-- Data shown --
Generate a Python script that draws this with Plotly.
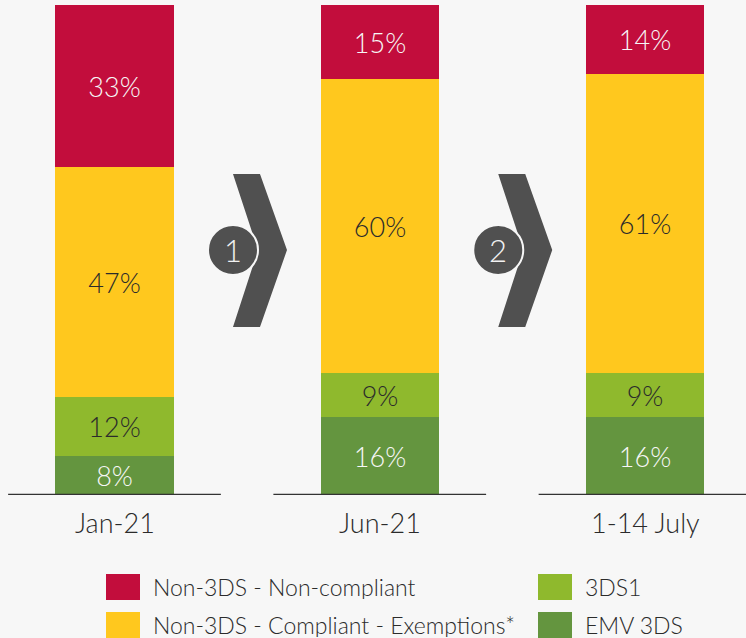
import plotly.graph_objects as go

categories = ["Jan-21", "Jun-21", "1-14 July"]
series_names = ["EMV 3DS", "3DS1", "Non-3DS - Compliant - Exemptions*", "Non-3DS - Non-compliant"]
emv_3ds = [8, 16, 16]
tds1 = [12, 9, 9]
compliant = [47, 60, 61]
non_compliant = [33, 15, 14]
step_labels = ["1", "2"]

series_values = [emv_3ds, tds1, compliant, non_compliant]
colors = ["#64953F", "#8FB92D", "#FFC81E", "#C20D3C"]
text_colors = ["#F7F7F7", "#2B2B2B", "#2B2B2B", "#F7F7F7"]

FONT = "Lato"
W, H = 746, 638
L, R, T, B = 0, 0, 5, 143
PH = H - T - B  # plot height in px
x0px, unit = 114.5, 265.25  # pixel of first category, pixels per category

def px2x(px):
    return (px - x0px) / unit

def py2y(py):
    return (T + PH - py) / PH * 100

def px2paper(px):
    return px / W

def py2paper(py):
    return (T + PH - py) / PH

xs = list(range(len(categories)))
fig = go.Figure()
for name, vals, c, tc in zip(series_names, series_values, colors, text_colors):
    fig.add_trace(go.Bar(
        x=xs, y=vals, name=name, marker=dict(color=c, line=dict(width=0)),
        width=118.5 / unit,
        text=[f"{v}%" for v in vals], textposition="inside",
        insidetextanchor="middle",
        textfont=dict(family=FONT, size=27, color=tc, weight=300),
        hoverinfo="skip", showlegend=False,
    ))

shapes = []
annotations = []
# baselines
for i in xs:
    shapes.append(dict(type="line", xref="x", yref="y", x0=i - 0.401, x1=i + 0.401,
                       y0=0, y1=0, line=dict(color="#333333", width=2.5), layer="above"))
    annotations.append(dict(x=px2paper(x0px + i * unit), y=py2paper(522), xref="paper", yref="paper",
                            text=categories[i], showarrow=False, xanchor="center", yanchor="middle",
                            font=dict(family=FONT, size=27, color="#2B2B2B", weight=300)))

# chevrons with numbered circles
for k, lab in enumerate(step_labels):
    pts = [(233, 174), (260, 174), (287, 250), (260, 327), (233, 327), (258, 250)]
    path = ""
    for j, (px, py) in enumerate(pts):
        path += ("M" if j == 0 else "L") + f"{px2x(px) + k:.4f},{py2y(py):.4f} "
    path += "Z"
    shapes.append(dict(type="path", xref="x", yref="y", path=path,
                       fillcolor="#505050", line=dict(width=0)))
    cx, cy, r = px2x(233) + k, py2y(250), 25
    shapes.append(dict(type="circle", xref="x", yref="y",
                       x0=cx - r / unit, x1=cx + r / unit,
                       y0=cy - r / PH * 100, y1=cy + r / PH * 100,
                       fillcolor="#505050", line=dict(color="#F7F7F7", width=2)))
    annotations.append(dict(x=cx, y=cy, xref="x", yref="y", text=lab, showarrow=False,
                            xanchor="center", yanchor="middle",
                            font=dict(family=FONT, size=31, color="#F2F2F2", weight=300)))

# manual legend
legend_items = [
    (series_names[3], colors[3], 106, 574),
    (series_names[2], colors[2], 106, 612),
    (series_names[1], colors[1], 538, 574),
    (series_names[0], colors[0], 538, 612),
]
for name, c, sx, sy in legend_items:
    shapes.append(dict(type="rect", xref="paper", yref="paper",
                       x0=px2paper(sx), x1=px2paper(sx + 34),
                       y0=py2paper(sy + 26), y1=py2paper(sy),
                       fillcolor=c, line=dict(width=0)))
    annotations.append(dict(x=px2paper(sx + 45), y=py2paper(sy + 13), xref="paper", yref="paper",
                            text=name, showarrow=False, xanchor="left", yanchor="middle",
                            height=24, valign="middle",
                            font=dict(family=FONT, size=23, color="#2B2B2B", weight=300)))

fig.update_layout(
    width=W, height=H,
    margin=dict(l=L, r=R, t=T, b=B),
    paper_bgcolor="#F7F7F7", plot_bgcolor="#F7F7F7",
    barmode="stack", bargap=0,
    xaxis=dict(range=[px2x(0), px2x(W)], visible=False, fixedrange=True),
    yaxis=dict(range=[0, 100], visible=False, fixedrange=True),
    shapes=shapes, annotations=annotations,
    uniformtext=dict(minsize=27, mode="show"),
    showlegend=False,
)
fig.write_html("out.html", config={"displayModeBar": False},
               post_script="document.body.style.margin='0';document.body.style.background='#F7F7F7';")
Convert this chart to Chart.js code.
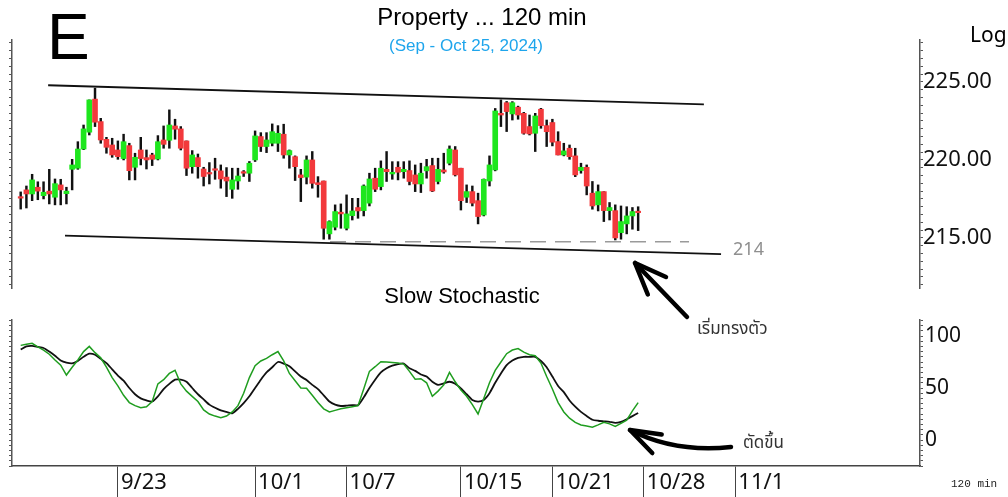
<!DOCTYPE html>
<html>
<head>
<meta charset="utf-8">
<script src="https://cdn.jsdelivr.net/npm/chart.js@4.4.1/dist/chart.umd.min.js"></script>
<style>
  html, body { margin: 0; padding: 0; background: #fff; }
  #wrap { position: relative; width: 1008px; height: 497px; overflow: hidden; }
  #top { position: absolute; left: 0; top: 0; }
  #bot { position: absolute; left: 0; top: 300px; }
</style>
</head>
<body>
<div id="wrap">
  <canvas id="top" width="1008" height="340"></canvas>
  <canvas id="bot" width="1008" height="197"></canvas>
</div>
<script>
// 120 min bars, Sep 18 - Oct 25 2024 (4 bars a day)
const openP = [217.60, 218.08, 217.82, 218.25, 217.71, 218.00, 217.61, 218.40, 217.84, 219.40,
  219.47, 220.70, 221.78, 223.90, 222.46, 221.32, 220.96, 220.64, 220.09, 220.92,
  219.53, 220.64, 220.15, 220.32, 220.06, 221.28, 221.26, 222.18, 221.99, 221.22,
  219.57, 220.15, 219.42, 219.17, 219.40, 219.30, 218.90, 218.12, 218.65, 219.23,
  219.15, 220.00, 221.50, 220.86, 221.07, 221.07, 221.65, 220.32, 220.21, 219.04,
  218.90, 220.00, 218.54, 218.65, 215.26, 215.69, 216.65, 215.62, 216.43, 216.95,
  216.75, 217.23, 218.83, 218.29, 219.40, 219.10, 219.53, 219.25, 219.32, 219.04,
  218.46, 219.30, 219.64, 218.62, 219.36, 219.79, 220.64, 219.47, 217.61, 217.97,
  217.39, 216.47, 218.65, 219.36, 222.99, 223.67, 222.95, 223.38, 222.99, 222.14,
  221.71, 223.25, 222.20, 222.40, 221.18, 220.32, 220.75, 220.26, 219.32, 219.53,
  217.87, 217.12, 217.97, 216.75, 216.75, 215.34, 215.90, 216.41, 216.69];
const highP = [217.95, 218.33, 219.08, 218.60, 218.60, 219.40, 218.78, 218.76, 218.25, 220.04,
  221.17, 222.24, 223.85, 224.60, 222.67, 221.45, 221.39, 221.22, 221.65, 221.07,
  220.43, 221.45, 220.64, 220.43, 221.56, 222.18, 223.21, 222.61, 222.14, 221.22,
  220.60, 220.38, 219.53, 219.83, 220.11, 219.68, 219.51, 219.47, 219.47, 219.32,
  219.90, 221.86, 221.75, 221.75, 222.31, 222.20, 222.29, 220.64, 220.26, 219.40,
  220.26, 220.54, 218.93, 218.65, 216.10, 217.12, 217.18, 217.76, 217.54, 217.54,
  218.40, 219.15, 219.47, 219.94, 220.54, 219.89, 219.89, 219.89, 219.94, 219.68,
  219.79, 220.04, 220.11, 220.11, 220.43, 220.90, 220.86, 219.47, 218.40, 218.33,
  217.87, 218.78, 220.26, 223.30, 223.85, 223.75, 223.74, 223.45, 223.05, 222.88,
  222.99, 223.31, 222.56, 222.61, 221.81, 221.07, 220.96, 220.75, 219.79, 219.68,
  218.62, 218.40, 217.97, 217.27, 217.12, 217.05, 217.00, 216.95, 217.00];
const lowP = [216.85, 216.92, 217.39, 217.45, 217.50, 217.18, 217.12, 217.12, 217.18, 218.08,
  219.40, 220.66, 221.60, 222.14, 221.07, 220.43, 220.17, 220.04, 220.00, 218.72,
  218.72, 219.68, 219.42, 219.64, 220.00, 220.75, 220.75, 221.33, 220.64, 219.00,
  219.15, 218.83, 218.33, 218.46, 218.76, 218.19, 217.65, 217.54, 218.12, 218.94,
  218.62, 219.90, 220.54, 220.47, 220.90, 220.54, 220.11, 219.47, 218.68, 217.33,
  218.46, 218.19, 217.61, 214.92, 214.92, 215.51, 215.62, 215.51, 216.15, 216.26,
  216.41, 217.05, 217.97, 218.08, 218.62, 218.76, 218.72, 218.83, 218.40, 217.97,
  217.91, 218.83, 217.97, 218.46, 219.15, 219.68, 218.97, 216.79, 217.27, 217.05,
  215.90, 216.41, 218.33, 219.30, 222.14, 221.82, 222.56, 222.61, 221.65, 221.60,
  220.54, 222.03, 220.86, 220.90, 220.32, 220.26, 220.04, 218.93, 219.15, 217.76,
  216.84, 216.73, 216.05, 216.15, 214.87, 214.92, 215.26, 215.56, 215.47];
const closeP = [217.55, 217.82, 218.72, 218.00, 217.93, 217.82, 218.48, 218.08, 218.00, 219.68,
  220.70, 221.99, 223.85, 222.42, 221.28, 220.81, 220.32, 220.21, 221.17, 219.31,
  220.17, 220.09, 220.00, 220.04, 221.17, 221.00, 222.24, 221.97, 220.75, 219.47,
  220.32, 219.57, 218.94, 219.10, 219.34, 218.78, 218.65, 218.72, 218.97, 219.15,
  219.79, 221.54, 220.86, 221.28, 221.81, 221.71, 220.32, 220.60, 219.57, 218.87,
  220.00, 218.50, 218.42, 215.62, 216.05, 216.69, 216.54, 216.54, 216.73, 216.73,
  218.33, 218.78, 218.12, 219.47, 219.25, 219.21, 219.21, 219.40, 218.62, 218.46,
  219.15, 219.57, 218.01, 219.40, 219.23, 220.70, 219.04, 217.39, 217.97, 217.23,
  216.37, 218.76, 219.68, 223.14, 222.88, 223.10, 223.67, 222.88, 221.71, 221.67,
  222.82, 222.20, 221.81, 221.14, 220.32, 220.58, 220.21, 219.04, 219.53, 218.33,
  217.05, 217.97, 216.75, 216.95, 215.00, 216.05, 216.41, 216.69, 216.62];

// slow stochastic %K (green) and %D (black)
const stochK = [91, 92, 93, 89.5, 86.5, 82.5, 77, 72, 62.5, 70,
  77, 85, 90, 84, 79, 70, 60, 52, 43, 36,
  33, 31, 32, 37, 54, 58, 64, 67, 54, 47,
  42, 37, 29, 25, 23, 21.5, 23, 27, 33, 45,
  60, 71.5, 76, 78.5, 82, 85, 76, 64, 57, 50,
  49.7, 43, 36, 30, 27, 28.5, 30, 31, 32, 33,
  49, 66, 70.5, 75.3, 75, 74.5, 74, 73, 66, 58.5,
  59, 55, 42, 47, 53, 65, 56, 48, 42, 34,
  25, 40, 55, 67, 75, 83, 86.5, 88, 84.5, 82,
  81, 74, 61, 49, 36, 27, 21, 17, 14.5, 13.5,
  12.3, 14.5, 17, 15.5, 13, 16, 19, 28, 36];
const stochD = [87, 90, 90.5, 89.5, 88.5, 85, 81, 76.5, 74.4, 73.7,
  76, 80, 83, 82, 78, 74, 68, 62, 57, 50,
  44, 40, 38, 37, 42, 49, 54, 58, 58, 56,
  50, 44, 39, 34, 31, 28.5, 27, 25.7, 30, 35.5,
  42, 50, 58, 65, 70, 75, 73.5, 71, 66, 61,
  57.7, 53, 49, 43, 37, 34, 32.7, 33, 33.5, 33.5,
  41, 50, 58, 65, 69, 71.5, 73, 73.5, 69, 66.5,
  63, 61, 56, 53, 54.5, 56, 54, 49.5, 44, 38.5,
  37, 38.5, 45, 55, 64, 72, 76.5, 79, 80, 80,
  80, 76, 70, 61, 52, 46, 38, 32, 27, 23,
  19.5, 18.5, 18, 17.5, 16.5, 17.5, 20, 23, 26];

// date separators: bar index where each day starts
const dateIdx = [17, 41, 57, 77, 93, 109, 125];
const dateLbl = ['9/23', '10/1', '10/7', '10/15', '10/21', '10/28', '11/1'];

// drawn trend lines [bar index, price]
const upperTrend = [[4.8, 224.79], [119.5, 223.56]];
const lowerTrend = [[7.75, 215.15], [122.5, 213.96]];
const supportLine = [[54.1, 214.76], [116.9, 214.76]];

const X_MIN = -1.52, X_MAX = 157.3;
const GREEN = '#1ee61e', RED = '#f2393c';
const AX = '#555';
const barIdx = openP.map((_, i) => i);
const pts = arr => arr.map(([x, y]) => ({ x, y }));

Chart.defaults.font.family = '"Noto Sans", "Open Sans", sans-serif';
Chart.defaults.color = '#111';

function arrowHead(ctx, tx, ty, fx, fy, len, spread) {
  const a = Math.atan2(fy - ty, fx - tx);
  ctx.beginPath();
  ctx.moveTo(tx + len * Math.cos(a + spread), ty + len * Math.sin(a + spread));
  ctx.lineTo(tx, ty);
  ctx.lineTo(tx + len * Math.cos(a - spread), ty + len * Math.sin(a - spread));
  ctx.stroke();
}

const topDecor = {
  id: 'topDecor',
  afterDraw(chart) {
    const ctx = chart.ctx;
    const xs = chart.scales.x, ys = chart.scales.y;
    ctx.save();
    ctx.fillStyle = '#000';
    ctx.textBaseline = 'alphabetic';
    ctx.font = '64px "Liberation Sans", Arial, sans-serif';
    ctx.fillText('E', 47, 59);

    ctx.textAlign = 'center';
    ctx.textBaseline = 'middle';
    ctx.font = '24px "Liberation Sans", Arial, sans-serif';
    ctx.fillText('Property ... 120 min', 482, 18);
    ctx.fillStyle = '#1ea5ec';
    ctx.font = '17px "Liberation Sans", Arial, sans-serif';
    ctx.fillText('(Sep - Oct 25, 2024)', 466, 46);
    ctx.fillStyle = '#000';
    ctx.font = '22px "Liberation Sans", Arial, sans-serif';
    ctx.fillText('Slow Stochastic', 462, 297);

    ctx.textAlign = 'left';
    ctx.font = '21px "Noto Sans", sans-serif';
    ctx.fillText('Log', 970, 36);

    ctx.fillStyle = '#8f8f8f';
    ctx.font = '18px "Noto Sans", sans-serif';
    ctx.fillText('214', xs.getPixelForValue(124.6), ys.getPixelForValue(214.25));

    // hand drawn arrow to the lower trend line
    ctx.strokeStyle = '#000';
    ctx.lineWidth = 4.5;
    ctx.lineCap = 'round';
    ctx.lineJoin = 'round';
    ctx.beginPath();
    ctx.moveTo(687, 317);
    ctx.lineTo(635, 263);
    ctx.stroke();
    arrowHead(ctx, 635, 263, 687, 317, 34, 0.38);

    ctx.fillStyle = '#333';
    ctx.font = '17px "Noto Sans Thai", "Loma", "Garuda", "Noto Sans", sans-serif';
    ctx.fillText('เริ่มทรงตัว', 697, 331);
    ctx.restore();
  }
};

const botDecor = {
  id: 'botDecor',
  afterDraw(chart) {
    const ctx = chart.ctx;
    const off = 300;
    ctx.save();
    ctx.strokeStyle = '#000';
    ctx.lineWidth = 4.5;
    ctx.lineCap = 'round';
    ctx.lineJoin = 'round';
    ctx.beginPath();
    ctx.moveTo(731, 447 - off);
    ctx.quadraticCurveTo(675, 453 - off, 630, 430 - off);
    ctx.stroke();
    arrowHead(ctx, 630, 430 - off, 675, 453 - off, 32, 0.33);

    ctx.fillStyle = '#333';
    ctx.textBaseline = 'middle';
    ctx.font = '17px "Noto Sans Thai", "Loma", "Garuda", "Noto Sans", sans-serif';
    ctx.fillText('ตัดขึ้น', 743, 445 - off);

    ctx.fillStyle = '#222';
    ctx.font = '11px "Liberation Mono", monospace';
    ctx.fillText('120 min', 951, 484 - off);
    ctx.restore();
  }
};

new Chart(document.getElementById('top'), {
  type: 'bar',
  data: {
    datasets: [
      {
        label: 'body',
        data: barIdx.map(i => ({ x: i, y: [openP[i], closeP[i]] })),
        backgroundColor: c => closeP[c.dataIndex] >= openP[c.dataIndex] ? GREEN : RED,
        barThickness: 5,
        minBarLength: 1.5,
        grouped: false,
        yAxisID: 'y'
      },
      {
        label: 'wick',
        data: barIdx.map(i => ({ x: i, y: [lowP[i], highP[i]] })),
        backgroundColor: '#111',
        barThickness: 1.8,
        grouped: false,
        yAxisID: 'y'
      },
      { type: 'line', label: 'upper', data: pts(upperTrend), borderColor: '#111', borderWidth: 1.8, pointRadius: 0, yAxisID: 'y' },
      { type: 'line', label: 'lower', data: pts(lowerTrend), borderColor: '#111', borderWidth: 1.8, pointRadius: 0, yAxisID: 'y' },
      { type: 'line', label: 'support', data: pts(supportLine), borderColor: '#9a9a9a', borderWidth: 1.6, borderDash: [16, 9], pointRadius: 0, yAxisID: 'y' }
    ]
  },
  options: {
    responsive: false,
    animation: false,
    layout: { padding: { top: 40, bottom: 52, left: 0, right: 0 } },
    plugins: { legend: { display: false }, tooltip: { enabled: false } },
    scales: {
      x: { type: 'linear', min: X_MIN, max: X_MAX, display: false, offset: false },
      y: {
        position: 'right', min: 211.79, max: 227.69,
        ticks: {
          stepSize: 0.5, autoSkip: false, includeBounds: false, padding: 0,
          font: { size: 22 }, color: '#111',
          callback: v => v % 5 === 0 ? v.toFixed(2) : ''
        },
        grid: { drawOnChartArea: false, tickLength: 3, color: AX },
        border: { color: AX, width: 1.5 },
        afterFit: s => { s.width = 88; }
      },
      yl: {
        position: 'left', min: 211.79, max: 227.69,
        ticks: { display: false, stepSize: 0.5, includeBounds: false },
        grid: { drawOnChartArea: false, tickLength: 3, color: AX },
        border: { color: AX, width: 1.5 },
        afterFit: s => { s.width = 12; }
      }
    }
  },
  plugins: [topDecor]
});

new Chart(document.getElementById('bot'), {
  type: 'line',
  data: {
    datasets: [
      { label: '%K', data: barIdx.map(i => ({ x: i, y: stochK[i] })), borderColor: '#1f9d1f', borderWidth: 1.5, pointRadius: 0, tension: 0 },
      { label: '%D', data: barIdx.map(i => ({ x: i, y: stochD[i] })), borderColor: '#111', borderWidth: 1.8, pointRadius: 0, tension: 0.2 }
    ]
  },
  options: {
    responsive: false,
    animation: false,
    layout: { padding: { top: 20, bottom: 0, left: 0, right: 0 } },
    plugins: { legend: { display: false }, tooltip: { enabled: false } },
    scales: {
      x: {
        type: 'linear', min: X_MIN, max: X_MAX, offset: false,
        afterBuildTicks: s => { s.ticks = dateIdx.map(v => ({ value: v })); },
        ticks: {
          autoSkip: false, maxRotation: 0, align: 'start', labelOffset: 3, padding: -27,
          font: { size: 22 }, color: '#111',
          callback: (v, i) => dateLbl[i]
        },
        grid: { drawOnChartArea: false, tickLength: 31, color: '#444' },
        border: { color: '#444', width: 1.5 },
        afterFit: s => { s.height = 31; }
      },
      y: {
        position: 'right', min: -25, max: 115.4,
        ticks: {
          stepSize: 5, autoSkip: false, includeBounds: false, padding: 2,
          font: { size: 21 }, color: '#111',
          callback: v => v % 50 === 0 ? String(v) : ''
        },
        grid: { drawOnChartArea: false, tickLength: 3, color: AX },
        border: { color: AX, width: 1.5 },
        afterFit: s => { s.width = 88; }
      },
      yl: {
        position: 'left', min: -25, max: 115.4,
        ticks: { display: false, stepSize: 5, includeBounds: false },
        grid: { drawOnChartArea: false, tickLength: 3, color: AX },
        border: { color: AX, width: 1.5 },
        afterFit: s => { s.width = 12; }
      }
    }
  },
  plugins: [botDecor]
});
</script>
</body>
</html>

-- Work instructions --
Return each line of the listing that holds the string "this".

-- Task solution --
Generate a Python script that draws this with Plotly.
Convert this chart to Chart.js code.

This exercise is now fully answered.